■ **Materials provided**:
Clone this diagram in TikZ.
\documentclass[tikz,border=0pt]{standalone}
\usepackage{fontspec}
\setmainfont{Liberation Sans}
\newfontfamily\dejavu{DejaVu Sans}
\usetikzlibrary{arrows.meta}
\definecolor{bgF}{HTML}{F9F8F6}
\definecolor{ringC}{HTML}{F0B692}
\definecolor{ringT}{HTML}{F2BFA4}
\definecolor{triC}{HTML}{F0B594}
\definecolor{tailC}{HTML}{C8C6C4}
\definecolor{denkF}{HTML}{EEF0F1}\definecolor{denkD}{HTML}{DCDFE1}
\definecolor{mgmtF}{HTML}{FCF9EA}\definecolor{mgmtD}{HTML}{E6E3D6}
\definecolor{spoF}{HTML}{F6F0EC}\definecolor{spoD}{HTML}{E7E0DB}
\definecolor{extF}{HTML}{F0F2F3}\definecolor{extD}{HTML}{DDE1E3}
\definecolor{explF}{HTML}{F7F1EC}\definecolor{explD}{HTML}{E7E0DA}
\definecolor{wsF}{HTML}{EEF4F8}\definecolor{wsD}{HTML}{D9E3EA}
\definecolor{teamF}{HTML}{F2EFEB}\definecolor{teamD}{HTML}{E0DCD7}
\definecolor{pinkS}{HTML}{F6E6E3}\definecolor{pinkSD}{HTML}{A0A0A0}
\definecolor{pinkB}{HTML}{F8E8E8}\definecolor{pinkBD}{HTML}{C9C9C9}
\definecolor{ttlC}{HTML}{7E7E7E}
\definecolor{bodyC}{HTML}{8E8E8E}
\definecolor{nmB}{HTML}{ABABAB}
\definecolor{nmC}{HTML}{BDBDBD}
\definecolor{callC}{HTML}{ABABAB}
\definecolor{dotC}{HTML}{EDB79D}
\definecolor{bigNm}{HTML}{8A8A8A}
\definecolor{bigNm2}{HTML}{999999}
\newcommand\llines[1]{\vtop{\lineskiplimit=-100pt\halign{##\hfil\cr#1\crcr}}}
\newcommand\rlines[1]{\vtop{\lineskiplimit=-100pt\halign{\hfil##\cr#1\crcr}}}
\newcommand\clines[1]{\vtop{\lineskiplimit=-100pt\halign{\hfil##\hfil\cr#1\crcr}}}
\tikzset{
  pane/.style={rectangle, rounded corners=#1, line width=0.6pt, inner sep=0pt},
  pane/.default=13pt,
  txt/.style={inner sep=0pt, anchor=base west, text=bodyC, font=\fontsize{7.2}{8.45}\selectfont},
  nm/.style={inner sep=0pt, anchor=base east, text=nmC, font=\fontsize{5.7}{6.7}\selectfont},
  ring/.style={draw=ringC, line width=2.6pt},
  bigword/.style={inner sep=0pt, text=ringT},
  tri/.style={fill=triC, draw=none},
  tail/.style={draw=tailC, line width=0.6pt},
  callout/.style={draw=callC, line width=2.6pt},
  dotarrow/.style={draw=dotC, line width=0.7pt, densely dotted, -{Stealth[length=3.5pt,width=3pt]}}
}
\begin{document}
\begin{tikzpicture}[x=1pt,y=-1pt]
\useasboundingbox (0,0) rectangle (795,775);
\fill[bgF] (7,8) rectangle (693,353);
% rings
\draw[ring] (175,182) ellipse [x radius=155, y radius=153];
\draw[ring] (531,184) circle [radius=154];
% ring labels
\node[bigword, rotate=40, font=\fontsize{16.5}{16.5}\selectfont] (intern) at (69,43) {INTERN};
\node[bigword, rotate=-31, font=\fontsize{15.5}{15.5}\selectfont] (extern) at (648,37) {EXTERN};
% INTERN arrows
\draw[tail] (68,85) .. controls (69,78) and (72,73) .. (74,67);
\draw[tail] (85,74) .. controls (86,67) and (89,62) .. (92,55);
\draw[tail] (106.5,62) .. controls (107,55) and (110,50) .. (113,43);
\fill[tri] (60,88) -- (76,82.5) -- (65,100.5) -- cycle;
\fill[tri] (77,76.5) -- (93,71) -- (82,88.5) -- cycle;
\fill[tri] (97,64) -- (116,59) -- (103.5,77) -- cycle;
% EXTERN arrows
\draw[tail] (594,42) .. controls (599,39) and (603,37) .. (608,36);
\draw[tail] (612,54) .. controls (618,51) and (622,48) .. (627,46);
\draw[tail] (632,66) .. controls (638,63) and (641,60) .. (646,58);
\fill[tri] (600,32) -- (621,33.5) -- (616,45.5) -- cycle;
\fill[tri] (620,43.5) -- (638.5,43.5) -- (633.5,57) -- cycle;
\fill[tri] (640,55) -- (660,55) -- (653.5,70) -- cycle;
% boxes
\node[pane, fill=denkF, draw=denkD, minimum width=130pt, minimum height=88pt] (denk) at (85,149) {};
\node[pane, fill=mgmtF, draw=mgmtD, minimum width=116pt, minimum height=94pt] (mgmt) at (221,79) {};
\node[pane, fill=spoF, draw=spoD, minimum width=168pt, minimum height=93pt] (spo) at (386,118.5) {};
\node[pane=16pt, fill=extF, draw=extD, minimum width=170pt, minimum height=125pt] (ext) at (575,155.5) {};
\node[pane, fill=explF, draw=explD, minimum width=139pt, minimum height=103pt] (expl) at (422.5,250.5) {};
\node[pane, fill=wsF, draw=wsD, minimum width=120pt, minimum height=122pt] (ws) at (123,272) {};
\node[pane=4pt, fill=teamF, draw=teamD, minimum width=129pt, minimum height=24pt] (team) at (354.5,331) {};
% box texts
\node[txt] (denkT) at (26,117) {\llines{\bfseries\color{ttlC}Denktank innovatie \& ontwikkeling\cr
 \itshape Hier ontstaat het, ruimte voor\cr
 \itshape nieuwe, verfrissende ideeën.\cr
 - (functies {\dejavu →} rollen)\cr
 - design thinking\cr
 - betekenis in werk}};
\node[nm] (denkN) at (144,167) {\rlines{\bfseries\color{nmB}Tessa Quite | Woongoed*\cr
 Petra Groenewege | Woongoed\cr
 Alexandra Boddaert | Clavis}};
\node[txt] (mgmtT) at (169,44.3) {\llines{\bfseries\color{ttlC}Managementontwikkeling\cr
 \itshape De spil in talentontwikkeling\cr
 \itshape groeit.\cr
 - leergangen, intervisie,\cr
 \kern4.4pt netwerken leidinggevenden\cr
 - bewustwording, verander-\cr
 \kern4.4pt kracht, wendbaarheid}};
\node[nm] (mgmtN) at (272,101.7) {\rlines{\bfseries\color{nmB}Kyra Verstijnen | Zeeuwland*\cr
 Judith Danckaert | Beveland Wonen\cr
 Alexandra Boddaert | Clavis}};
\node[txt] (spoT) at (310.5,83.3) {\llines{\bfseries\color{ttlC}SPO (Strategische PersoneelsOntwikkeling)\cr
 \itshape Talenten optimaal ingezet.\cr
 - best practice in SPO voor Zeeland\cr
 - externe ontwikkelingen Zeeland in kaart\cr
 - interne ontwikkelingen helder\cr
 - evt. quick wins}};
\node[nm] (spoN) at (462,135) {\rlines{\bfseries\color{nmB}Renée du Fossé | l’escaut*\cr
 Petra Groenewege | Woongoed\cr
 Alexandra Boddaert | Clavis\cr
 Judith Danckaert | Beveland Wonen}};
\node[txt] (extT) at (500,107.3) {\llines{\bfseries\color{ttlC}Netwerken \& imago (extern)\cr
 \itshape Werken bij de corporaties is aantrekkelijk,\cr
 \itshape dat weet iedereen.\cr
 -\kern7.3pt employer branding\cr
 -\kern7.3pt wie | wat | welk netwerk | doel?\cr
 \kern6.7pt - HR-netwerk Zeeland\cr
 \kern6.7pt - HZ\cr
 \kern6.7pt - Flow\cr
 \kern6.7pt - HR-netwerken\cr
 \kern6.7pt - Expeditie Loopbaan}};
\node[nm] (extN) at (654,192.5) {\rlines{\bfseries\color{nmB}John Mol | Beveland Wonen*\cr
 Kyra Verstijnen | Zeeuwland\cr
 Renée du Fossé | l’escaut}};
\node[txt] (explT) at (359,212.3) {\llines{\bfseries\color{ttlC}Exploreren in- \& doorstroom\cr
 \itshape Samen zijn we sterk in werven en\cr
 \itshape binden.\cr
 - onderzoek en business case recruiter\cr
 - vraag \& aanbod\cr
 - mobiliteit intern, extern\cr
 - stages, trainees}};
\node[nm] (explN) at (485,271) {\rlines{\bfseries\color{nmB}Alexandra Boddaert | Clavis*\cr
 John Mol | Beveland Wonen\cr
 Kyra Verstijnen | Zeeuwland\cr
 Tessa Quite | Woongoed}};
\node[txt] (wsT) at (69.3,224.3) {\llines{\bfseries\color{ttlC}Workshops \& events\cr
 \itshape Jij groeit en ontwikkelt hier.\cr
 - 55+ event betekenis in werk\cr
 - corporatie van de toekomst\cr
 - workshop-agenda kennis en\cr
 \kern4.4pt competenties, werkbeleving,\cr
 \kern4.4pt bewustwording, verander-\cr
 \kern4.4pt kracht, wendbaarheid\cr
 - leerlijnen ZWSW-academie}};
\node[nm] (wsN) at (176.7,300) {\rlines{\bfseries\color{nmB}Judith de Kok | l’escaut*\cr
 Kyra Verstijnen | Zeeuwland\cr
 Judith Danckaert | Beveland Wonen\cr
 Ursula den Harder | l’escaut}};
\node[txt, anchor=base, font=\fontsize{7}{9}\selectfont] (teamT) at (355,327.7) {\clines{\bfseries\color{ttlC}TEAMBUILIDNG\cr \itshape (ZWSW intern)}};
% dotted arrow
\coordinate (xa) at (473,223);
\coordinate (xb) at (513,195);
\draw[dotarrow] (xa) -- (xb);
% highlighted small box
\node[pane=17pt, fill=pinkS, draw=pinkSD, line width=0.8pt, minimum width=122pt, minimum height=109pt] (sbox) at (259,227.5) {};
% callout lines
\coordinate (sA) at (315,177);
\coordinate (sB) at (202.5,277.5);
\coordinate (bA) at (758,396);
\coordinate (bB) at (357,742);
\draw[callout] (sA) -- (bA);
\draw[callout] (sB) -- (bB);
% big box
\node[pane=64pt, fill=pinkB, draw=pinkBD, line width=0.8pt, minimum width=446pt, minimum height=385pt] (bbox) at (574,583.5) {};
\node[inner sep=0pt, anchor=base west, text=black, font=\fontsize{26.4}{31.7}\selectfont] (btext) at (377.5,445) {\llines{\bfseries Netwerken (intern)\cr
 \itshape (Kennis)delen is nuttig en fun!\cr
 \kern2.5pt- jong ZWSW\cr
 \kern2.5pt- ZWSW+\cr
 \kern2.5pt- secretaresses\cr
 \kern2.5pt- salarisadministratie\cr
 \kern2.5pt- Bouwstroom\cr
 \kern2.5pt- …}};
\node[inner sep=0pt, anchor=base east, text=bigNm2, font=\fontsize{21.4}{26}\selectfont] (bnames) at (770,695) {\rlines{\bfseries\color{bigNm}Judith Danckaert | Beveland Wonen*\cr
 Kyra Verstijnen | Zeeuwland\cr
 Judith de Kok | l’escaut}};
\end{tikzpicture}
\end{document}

* * *

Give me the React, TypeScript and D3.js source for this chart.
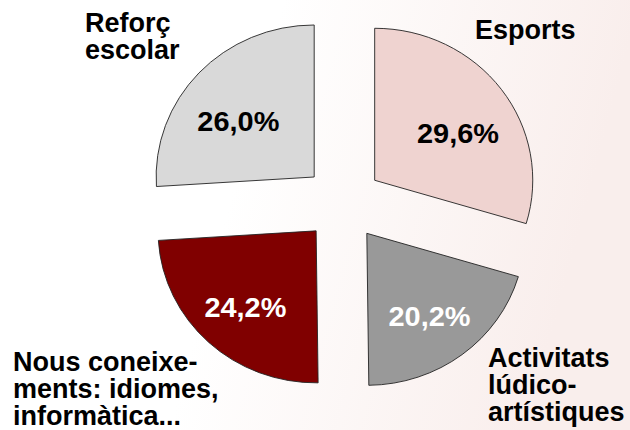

■ **Exercise details**: Set out every line from the material that contains the string "this".

■ **Exercise response**:
Clone this diagram in TikZ.
Give me the React, TypeScript and D3.js source for this chart.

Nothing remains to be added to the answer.